◆ Dataset excerpts:
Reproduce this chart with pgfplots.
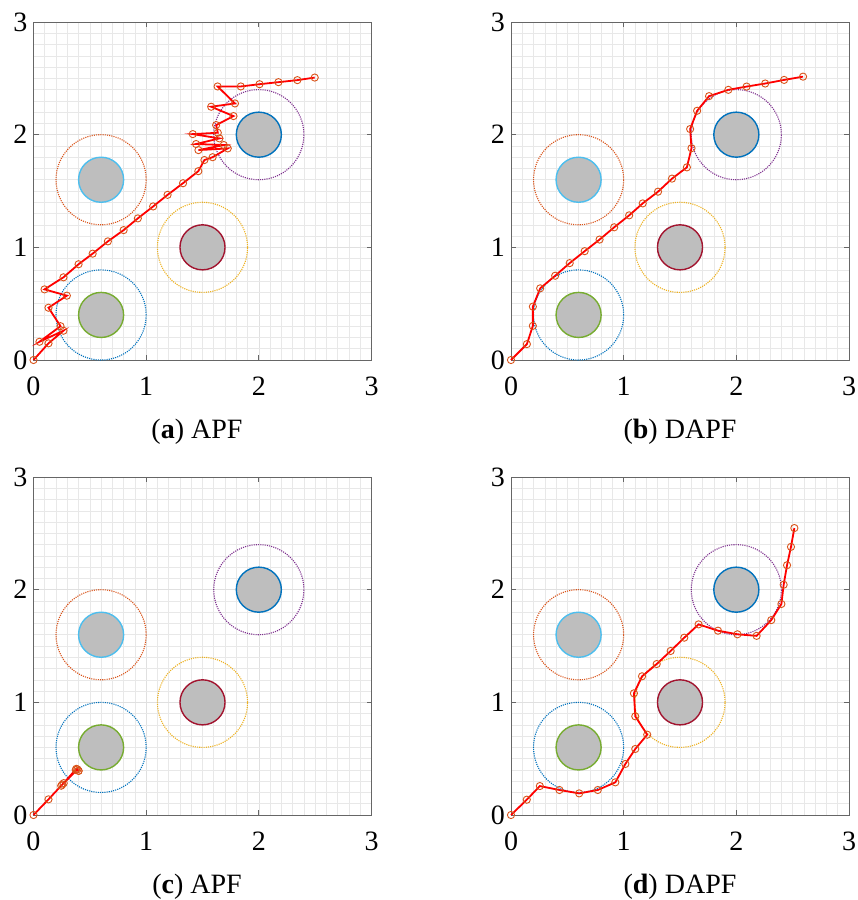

==

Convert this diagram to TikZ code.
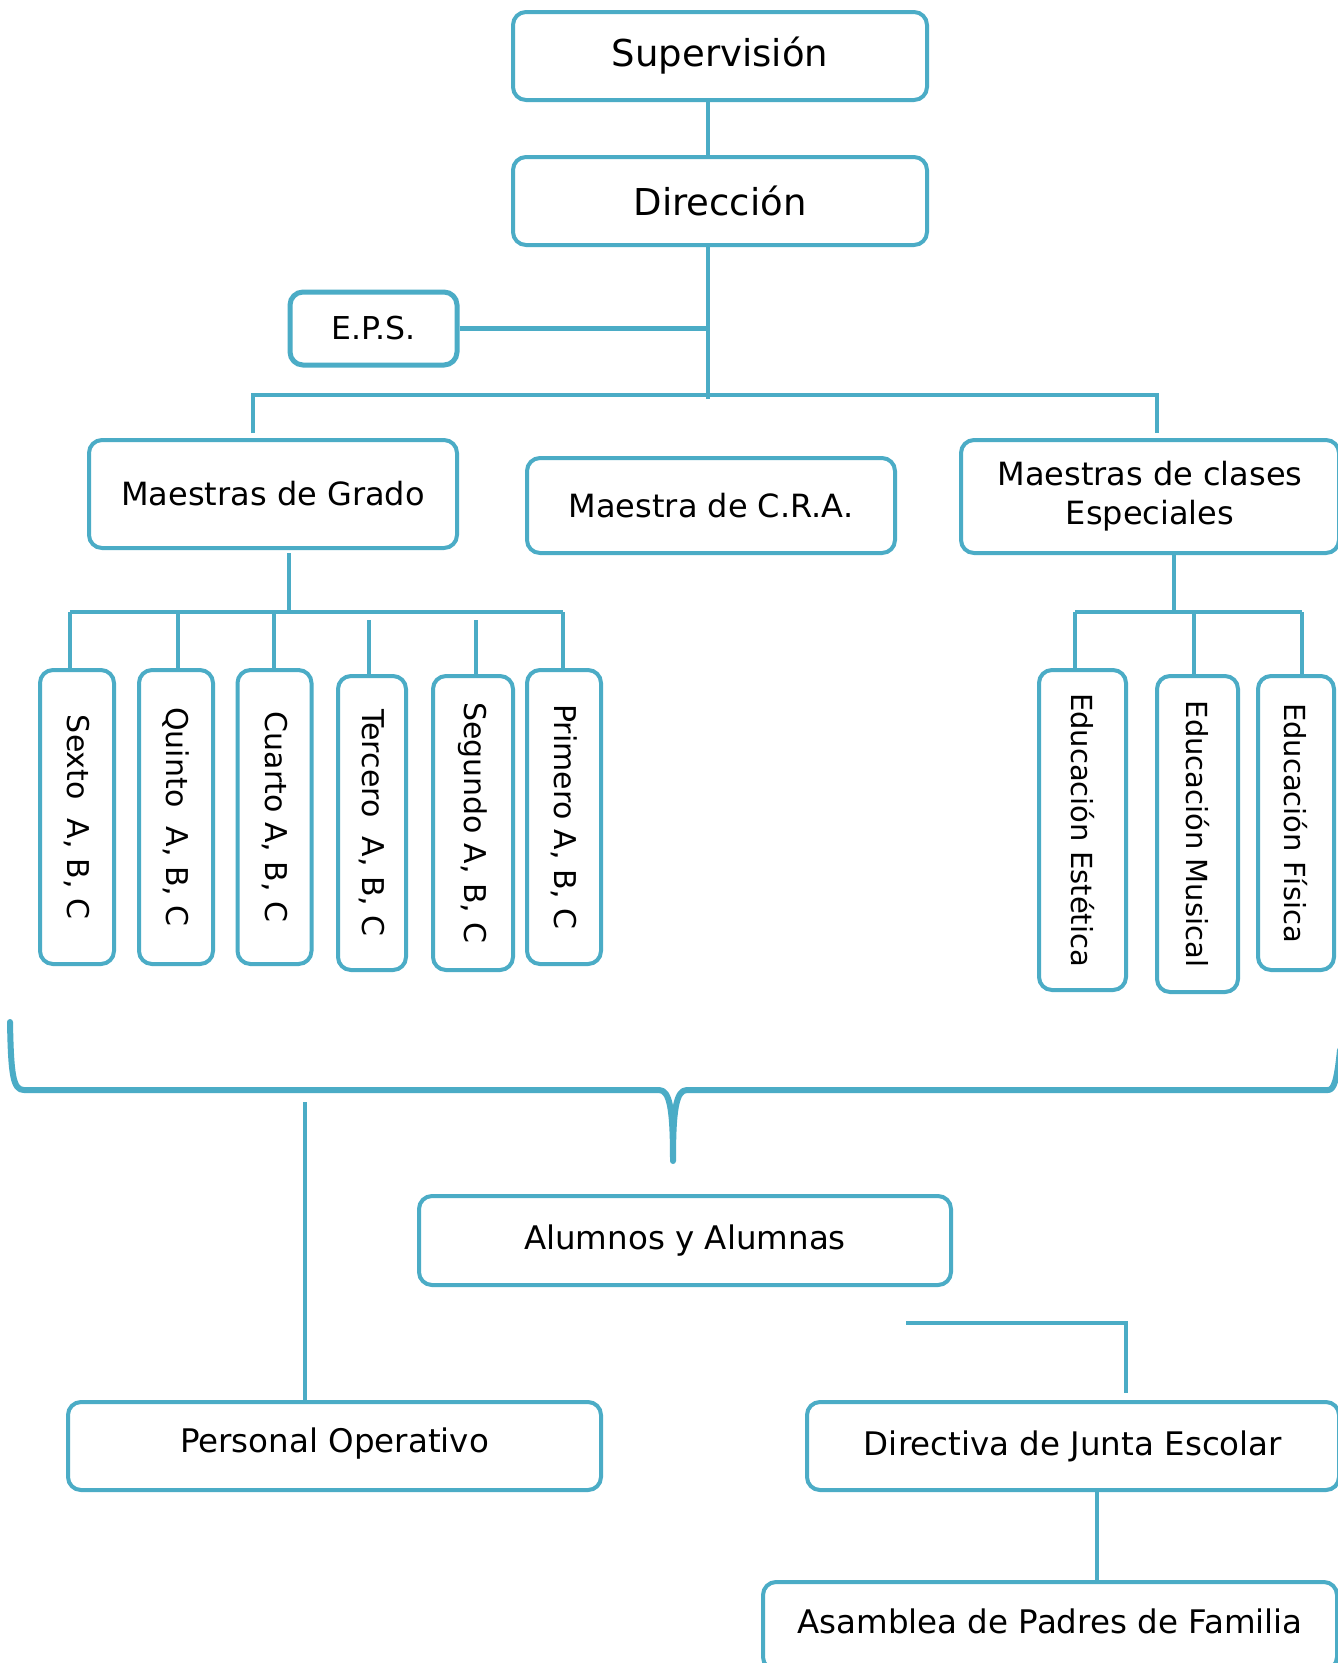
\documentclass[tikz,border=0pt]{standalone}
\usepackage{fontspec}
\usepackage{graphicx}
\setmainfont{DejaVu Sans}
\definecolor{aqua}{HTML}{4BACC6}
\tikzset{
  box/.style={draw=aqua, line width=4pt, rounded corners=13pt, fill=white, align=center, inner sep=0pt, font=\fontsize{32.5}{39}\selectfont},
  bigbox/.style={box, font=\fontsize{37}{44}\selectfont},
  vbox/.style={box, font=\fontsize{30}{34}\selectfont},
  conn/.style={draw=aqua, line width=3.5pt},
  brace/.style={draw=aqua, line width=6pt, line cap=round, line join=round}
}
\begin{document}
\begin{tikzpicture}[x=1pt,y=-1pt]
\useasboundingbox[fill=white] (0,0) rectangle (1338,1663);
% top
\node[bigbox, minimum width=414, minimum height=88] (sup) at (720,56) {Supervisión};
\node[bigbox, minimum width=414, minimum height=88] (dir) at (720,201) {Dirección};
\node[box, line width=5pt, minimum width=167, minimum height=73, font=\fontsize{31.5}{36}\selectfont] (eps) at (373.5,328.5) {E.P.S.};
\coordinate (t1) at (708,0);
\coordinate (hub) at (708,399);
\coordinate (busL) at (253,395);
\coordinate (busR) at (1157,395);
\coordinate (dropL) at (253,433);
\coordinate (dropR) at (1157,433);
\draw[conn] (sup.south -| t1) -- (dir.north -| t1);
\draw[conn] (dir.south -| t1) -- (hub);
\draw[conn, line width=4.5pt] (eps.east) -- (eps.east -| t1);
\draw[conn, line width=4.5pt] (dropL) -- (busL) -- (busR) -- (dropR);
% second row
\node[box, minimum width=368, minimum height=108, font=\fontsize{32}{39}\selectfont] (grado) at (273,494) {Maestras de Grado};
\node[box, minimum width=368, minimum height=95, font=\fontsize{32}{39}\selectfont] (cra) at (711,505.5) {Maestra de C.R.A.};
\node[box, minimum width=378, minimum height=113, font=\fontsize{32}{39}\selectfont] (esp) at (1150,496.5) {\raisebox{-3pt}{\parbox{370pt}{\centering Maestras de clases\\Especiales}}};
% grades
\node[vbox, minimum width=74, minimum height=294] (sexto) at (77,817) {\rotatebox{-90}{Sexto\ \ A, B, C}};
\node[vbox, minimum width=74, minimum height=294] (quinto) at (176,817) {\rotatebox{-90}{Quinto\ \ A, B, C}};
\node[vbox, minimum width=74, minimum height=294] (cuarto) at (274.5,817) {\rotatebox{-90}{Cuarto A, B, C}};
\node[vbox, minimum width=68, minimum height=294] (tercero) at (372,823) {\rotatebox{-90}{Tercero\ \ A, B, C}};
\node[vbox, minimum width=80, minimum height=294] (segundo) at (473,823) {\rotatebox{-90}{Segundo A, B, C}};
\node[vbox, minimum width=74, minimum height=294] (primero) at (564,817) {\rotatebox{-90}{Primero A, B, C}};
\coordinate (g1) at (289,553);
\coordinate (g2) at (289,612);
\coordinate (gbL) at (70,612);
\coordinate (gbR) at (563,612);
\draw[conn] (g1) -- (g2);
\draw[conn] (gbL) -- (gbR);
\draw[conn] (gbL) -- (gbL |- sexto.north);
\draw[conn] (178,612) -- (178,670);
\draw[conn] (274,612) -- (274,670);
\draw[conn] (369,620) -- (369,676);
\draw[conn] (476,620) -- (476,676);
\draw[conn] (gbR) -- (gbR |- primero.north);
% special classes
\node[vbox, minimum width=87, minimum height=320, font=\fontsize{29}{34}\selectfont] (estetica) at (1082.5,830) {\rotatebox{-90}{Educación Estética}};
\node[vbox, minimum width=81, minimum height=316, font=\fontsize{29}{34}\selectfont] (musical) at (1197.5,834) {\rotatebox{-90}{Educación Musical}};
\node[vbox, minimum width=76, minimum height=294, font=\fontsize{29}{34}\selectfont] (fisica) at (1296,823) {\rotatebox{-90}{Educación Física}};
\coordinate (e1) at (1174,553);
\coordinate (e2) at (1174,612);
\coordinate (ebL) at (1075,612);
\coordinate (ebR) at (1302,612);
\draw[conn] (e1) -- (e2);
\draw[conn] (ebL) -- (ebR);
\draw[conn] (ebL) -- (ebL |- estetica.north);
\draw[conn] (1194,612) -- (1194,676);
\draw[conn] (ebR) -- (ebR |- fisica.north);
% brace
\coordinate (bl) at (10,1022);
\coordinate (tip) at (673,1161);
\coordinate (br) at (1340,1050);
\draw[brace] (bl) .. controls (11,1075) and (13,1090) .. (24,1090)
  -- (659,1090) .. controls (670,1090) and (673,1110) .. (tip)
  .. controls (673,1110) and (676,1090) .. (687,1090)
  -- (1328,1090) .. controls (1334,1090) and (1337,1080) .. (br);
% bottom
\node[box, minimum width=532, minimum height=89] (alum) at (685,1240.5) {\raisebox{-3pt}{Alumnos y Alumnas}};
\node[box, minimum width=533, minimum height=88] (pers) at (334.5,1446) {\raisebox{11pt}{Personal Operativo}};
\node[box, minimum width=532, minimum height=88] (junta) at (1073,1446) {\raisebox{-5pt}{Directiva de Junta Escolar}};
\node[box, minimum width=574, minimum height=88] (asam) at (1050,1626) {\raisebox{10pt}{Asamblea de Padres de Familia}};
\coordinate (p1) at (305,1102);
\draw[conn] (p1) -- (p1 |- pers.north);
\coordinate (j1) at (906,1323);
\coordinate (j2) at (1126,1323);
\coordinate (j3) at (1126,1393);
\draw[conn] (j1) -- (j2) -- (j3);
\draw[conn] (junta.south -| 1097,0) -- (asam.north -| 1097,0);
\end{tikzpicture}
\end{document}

◆ Directive: From the entries above, copy every line where the word "this" shows up.

◆ Exercise result:
Reproduce this chart with pgfplots.
Convert this diagram to TikZ code.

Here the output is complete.